Silicon Valley, CA— Facebook has come out this week promising that they will almost do something to not sway the election this November. This is a big promise from the algorithm that masquerades as CEO Mark Zuckerberg.
Historically, Facebook liked to pretend that their multiple platforms weren’t used by Russians and other foreign agents. However, when the thumbs-up icon appeared in Russian, it was hard to maintain that argument. As a result, they promise a whole series of half efforts to make sure that this election is not decided by social media upvotes.
No Election Advertisements
Facebook has promised that they will not run election advertisements a week before the election, well after most mail-in ballots have been filled out. The fine print also shows this to mean that they won’t run any NEW ads, but the old ads are still good to go.
As a result, they are able to raise a load of new advertising revenue the week before the election that will count as old ads. This premium ad time will be as expensive as a super bowl commercial to run. But again, thanks for almost trying!
Identify Bot Accounts
Facebook also promises to acknowledge the existence of robotic accounts. In fact, they’ve asked for these accounts to be recognized as free citizens and given the right to vote Republican. They’ve already been emailed electronic ballots when have been pre-filled. With this new citizenship comes new responsibilities, such as ignoring that bot accounts exist in any fake sense.
When a person posts a fact that is wrong, Facebook promises not to notice for a really, really, really long time. Once it does come to their attention, they promise to put a gold star in the right corner of the fake fact.
It is hoped that this new designation will alert users that the post is lying and shouldn’t be trusted, while at the same time protecting the massive amounts of revenue the fake fact brings in. It really is the best of both worlds in terms of election security.
Facebook stands by its first amendment commitment to allow any and all speech on their platform up to the point where it hurts Trump’s chances for re-election. They encourage large groups of white supremacists to continue to use their platform to organize outside of their mother’s basements.
Their new initiative also opens up the Facebook basement where these people can get together for cake, punch, and publish their bullshit.
Acknowledgment of Alien Invaders
Facebook states that the rumors are true, the alien overlords are on their way. Zuckerberg and company expect the take over to be quick and almost painless for the rich. However, they warn that as we submit to our new rulers, the rumor of Russians using their platform to turn the election is a fantasy.
Mole people at the center of the Earth? Totally legit and working with the aliens. Old KGB operatives spreading false information? Lies! Lies, I tell you!
Facebook will continue to ban porn that they have already seen. New content is good to go but not the week of the election.
Facebook also pledges to continue monitoring the content of others and encourages others to steal all the videos, writing, and other artwork to post on their pages. At this point, Facebook will slap an advertisement over it and get paid on a pay per view basis.
When asked what this has to do with election security, Mr. Zuckerberg said “Nothing, really, I just want to remind everyone how we are d*cks.”

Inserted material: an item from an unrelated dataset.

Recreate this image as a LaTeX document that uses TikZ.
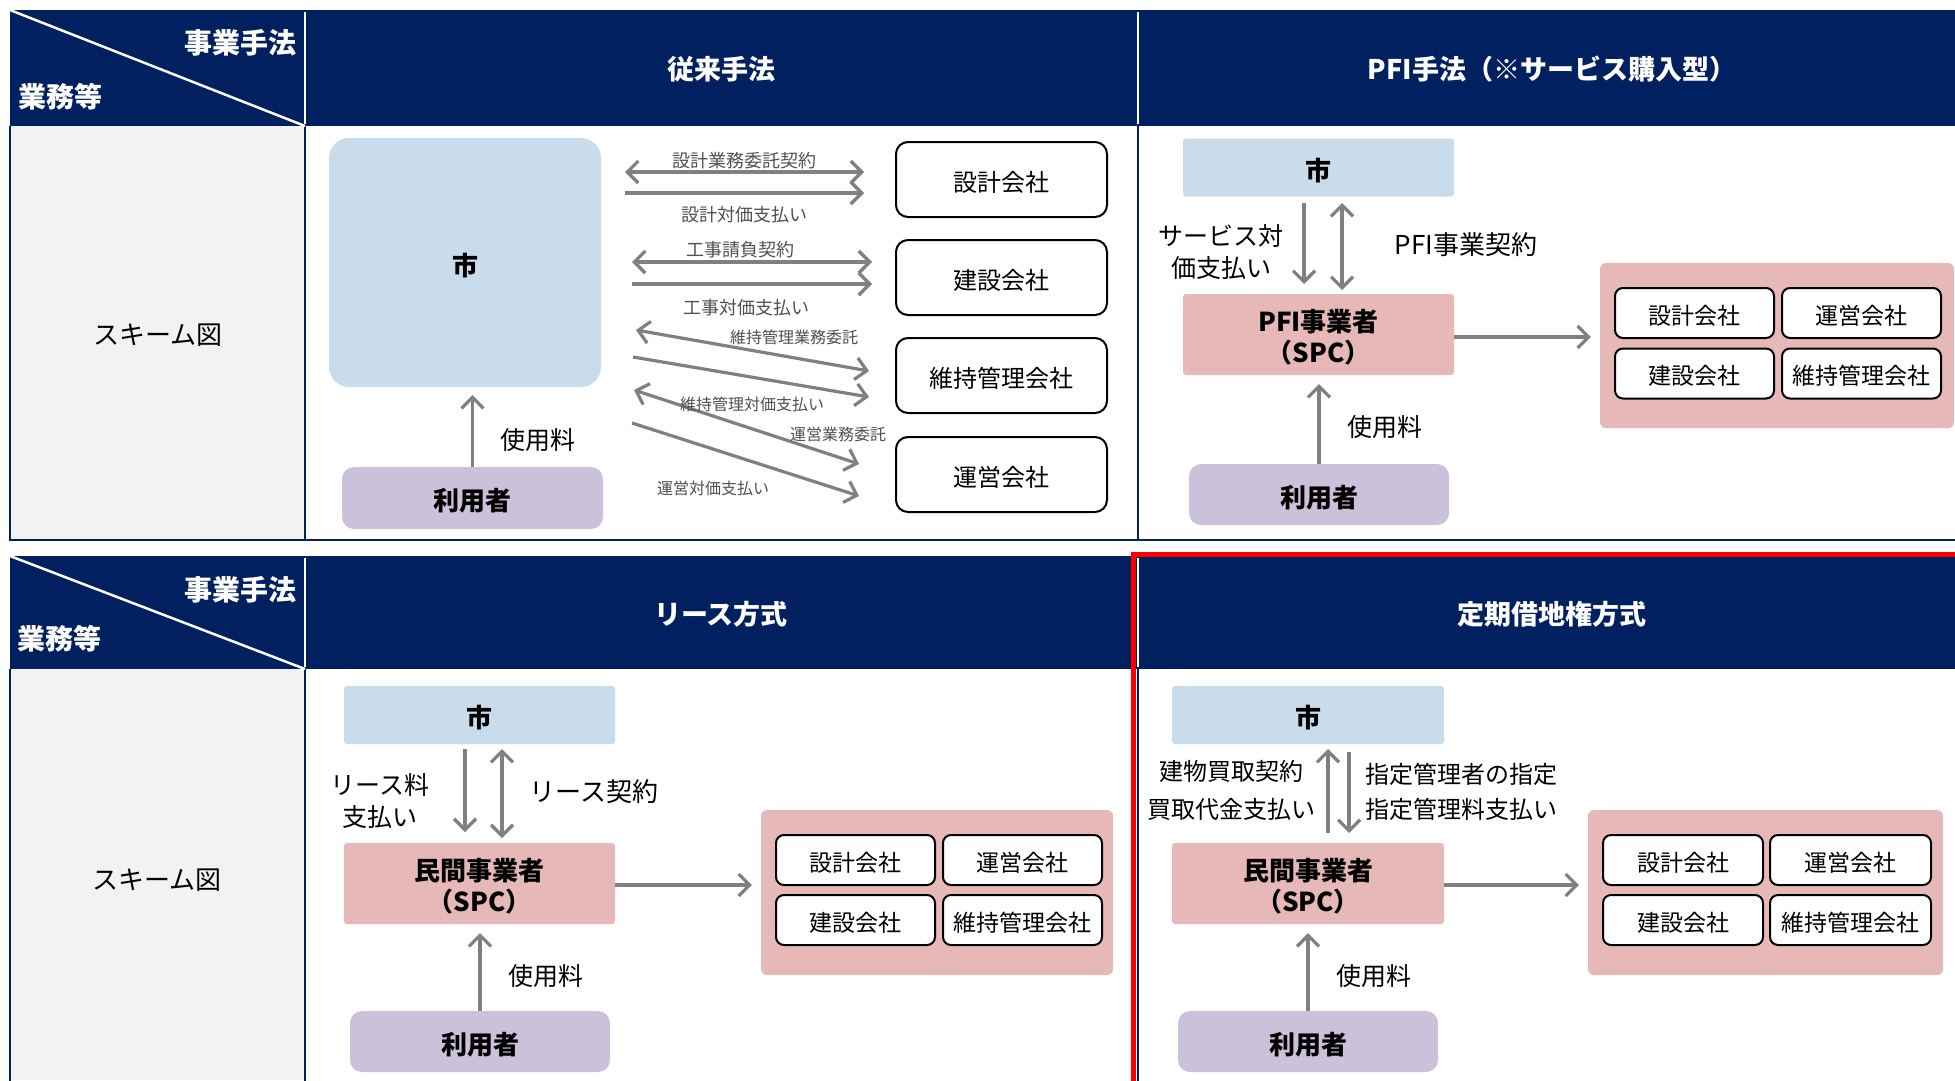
\documentclass[tikz,border=0pt]{standalone}
\usepackage{fontspec}
\setmainfont{Noto Sans CJK JP}
\usetikzlibrary{arrows.meta}
\definecolor{navy}{HTML}{002060}
\definecolor{cityblue}{HTML}{C9DCEC}
\definecolor{spcpink}{HTML}{E6B9B8}
\definecolor{userpurple}{HTML}{CCC1DA}
\definecolor{cellgray}{HTML}{F2F2F2}
\definecolor{arrowgray}{HTML}{808080}
\definecolor{labgray}{HTML}{505050}
\begin{document}
\begin{tikzpicture}[x=1pt,y=-1pt,
  tline/.style={draw=navy, line width=2.5pt},
  wline/.style={draw=white, line width=2pt},
  hdr/.style={font=\fontsize{27}{32}\selectfont\bfseries, text=white, inner sep=0pt, yshift=-1.5pt},
  corner/.style={font=\fontsize{28}{32}\selectfont\bfseries, text=white, inner sep=0pt},
  rowlab/.style={font=\fontsize{26}{30}\selectfont, inner sep=0pt, yshift=-1pt},
  box/.style={draw=none, inner sep=0pt},
  btxt/.style={label={[inner sep=0pt, align=center, font=\fontsize{26}{31}\selectfont\bfseries, yshift=-3pt]center:#1}},
  ctxt/.style={label={[inner sep=0pt, font=\fontsize{24}{28}\selectfont, yshift=-2.5pt]center:#1}},
  itxt/.style={label={[inner sep=0pt, font=\fontsize{23}{28}\selectfont, yshift=-2.5pt]center:#1}},
  citybox/.style={box, fill=cityblue, rounded corners=3pt, minimum width=271pt, minimum height=58pt},
  spcbox/.style={box, fill=spcpink, rounded corners=3pt, minimum width=271pt, minimum height=81pt},
  userbox/.style={box, fill=userpurple, rounded corners=12pt, minimum width=260pt, minimum height=61pt},
  groupbox/.style={draw=none, fill=spcpink, rounded corners=6pt, inner sep=0pt},
  compbox/.style={draw=black, line width=2pt, fill=white, rounded corners=12pt, inner sep=0pt,
    minimum width=211pt, minimum height=75pt},
  inbox/.style={draw=black, line width=2pt, fill=white, rounded corners=8pt, inner sep=0pt,
    minimum width=159pt, minimum height=50pt},
  lab/.style={inner sep=0pt, align=center, font=\fontsize{25}{32}\selectfont, yshift=-2pt},
  smallA/.style={inner sep=0pt, text=labgray, font=\fontsize{18}{20}\selectfont, yshift=-1pt},
  smallB/.style={inner sep=0pt, text=labgray, font=\fontsize{16}{18}\selectfont, yshift=-1pt},
  arr/.style={draw=arrowgray, line width=3.2pt, -{Straight Barb[length=11pt,width=22pt]}},
  darr/.style={draw=arrowgray, line width=3.2pt, {Straight Barb[length=11pt,width=22pt]}-{Straight Barb[length=11pt,width=22pt]}}
]
\useasboundingbox (0,0) rectangle (1955,1080);
\fill[white] (0,0) rectangle (1955,1080);

% ===== top table =====
\fill[navy] (10,10) rectangle (1955,126);
\fill[cellgray] (10,126) rectangle (305,540);
\draw[tline] (10,126) -- (10,540) -- (1955,540);
\draw[tline] (305,126) -- (305,540);
\draw[tline] (1138,126) -- (1138,540);
\draw[wline] (305,12) -- (305,124);
\draw[wline] (1138,12) -- (1138,124);
\draw[white, line width=2.5pt] (10,10) -- (305,126);
\node[corner, anchor=east] (cA1) at (297,43) {事業手法};
\node[corner] (cA2) at (60,97) {業務等};
\node[hdr] (tA) at (721,68) {従来手法};
\node[hdr] (tB) at (1552,68) {PFI手法（※サービス購入型）};
\node[rowlab] (rA) at (158,334) {スキーム図};

% ===== bottom table =====
\fill[navy] (10,556) rectangle (1955,669);
\fill[cellgray] (10,669) rectangle (305,1080);
\draw[tline] (10,669) -- (10,1085);
\draw[tline] (305,669) -- (305,1085);
\draw[tline] (1138,669) -- (1138,1085);
\draw[wline] (305,558) -- (305,667);
\draw[wline] (1138,558) -- (1138,667);
\draw[white, line width=2.5pt] (10,556) -- (305,669);
\node[corner, anchor=east] (cC1) at (297,590) {事業手法};
\node[corner] (cC2) at (59,639) {業務等};
\node[hdr] (tC) at (721,613) {リース方式};
\node[hdr] (tD) at (1552,613) {定期借地権方式};
\node[rowlab] (rC) at (157,879) {スキーム図};

% ===== panel A: conventional =====
\node[citybox, rounded corners=20pt, minimum width=272pt, minimum height=249pt, btxt={市}] (shiA) at (465,262.5) {};
\node[userbox, minimum width=261pt, minimum height=62pt, btxt={利用者}] (userA) at (472.5,498) {};
\draw[arr, shorten >=8pt] (userA.north) -- (userA.north |- shiA.south);
\node[lab] (feeA) at (538,438) {使用料};

\node[compbox, ctxt={設計会社}] (desA) at (1001.5,179.5) {};
\node[compbox, ctxt={建設会社}] (conA) at (1001.5,277.5) {};
\node[compbox, ctxt={維持管理会社}] (mntA) at (1001.5,375.5) {};
\node[compbox, ctxt={運営会社}] (opsA) at (1001.5,474.5) {};

\coordinate (a1l) at (625,172); \coordinate (a1r) at (864,172);
\coordinate (a2l) at (625,193); \coordinate (a2r) at (864,193);
\coordinate (a3l) at (632,262); \coordinate (a3r) at (872,262);
\coordinate (a4l) at (632,284); \coordinate (a4r) at (872,284);
\coordinate (a5l) at (636,330); \coordinate (a5r) at (869,371);
\coordinate (a6l) at (633,357); \coordinate (a6r) at (869,397);
\coordinate (a7l) at (634,390); \coordinate (a7r) at (859,464);
\coordinate (a8l) at (632,423); \coordinate (a8r) at (859,496);
\draw[darr] (a1l) -- (a1r);
\draw[arr] (a2l) -- (a2r);
\draw[darr] (a3l) -- (a3r);
\draw[arr] (a4l) -- (a4r);
\draw[darr] (a5l) -- (a5r);
\draw[arr] (a6l) -- (a6r);
\draw[darr] (a7l) -- (a7r);
\draw[arr] (a8l) -- (a8r);
\node[smallA] (l1) at (744,160) {設計業務委託契約};
\node[smallA] (l2) at (744,214) {設計対価支払い};
\node[smallA] (l3) at (740,249) {工事請負契約};
\node[smallA] (l4) at (746,307) {工事対価支払い};
\node[smallB] (l5) at (794,336) {維持管理業務委託};
\node[smallB] (l6) at (752,403) {維持管理対価支払い};
\node[smallB] (l7) at (838,433) {運営業務委託};
\node[smallB] (l8) at (713,487) {運営対価支払い};

% ===== panel B: PFI =====
\node[citybox, btxt={市}] (shiB) at (1318.5,167.5) {};
\node[spcbox, btxt={PFI事業者\\（SPC）}] (spcB) at (1318.5,334.5) {};
\node[userbox, btxt={利用者}] (userB) at (1319,494.5) {};
\coordinate (bd1) at (1304,203); \coordinate (bd2) at (1304,284);
\coordinate (bc1) at (1342,203); \coordinate (bc2) at (1342,290);
\draw[arr] (bd1) -- (bd2);
\draw[darr] (bc1) -- (bc2);
\node[lab] (payB) at (1221,250) {サービス対\\価支払い};
\node[lab, font=\fontsize{26}{32}\selectfont] (conB) at (1466,243) {PFI事業契約};
\draw[arr, shorten >=9pt] (userB.north) -- (userB.north |- spcB.south);
\node[lab] (feeB) at (1385,425) {使用料};
\node[groupbox, minimum width=354pt, minimum height=165pt] (grpB) at (1777,345.5) {};
\draw[arr, shorten >=9pt] (spcB.east |- 0,337) -- (grpB.west |- 0,337);
\node[inbox, itxt={設計会社}] (b11) at (1694.5,313) {};
\node[inbox, itxt={運営会社}] (b12) at (1861.5,313) {};
\node[inbox, itxt={建設会社}] (b21) at (1694.5,373.5) {};
\node[inbox, itxt={維持管理会社}] (b22) at (1861.5,373.5) {};

% ===== panel C: lease =====
\node[citybox, btxt={市}] (shiC) at (479.5,715) {};
\node[spcbox, btxt={民間事業者\\（SPC）}] (spcC) at (479.5,883.5) {};
\node[userbox, btxt={利用者}] (userC) at (480,1041.5) {};
\coordinate (cd1) at (465,749); \coordinate (cd2) at (465,832);
\coordinate (cc1) at (502,749); \coordinate (cc2) at (502,838);
\draw[arr] (cd1) -- (cd2);
\draw[darr] (cc1) -- (cc2);
\node[lab] (payC) at (380,799) {リース料\\支払い};
\node[lab, font=\fontsize{26}{32}\selectfont] (conC) at (594,790) {リース契約};
\draw[arr, shorten >=9pt] (userC.north) -- (userC.north |- spcC.south);
\node[lab] (feeC) at (546,974) {使用料};
\node[groupbox, minimum width=352pt, minimum height=165pt] (grpC) at (937,892.5) {};
\draw[arr, shorten >=9pt] (spcC.east |- 0,885) -- (grpC.west |- 0,885);
\node[inbox, itxt={設計会社}] (c11) at (855.5,860) {};
\node[inbox, itxt={運営会社}] (c12) at (1022.5,860) {};
\node[inbox, itxt={建設会社}] (c21) at (855.5,920) {};
\node[inbox, itxt={維持管理会社}] (c22) at (1022.5,920) {};

% ===== panel D: fixed-term land lease =====
\node[citybox, minimum width=272pt, btxt={市}] (shiD) at (1308,715) {};
\node[spcbox, minimum width=272pt, btxt={民間事業者\\（SPC）}] (spcD) at (1308,883.5) {};
\node[userbox, btxt={利用者}] (userD) at (1308,1041.5) {};
\coordinate (du1) at (1328,833); \coordinate (du2) at (1328,749);
\coordinate (dd1) at (1349,752); \coordinate (dd2) at (1349,833);
\draw[arr] (du1) -- (du2);
\draw[arr] (dd1) -- (dd2);
\node[lab, font=\fontsize{24}{38}\selectfont] (buyD) at (1231,788) {建物買取契約\\買取代金支払い};
\node[lab, anchor=west, align=left, font=\fontsize{24}{35}\selectfont] (desD) at (1365,790) {指定管理者の指定\\指定管理料支払い};
\draw[arr, shorten >=9pt] (userD.north) -- (userD.north |- spcD.south);
\node[lab] (feeD) at (1374,974) {使用料};
\node[groupbox, minimum width=355pt, minimum height=165pt] (grpD) at (1765.5,892.5) {};
\draw[arr, shorten >=9pt] (spcD.east |- 0,885) -- (grpD.west |- 0,885);
\node[inbox, minimum width=160pt, itxt={設計会社}] (d11) at (1683,860) {};
\node[inbox, minimum width=161pt, itxt={運営会社}] (d12) at (1850.5,860) {};
\node[inbox, minimum width=160pt, itxt={建設会社}] (d21) at (1683,920) {};
\node[inbox, minimum width=161pt, itxt={維持管理会社}] (d22) at (1850.5,920) {};

% red highlight frame
\draw[red, line width=5pt] (1133.5,1090) -- (1133.5,554.5) -- (1965,554.5);
\end{tikzpicture}
\end{document}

This next election cycle, a lot hangs in the balance and Facebook may play a pivotal role. But probably not. Whatever no one cares. However, if it would make everyone feel better, they will ban that one guy that threatened to kill all the protestors.
Ok, probably not, but they almost did at a meeting at the corporate office and that should be good enough.
Until the election, Facebook states that they take their responsibilities pretty seriously but if you want to know more, please visit their home page first and agree to their terms and conditions such as access to your private information.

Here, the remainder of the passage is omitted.